You can take Topanga to Old Topanga for less traffic.


----------



## MoPho (Jan 17, 2011)

That's unfortunate, was hoping there was some secret road I was unaware of. I will have to try to go up there real early on a Sunday morning I guess.


THX


.


----------



## JSR (Feb 27, 2006)

Wouldn't it be better to follow the Orange Line accross the Valley than ride on the Blvd.? Not that I've tried it, but the Orange line seems to have a bike path all along the route. If you tuck in behind a bus you'd get priority light changes!

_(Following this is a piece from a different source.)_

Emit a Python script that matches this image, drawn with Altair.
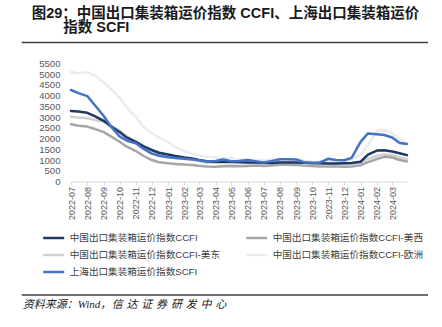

Your'e still stuck with Sepulveda.

JSR


----------



## Hollywood (Jan 16, 2003)

the Orange Line path isnt bad in certain stretches, but there can be lots of waiting for lights which gets annoying. And it runs well north of the blvd. I'd much rather brave Ventura blvd and have the lights timed more in my favor. Early Sun. am would be a breeze. And you could return home via Old Topanga.


----------



## flieger (May 16, 2013)

Anyone know how far west (of Mandeville) you can ride Mullholland? It's an unimproved road, but I suspect a person could throw some 25s or 27s on and take it all the way.


----------



## Hollywood (Jan 16, 2003)

we ride it fairly often on 23s and 25s  most recently the entire 7-8 miles. Its all dirt.

It will drop you into a neighborhood just south of Topanga Canyon.


----------



## Hollywood (Jan 16, 2003)

UPDATE: you might want to give these guys some time to figure out Restaurant Management 101. The service has been... underwhelming, and their Yelp page is getting killed. Come on guys!!


----------



## MoPho (Jan 17, 2011)

Made it over there to check it out on Sunday but it was crazy hot and mothers day, so basically had to turn around once we got there. Looked very nice though, will have to go back another time. 
One of the guys broke a spoke on the way up, and PF charged $35 to fix it, which I thought was a bit outrageous even if they did do it while we waited. I paid $15 at my LBS the other day.


----------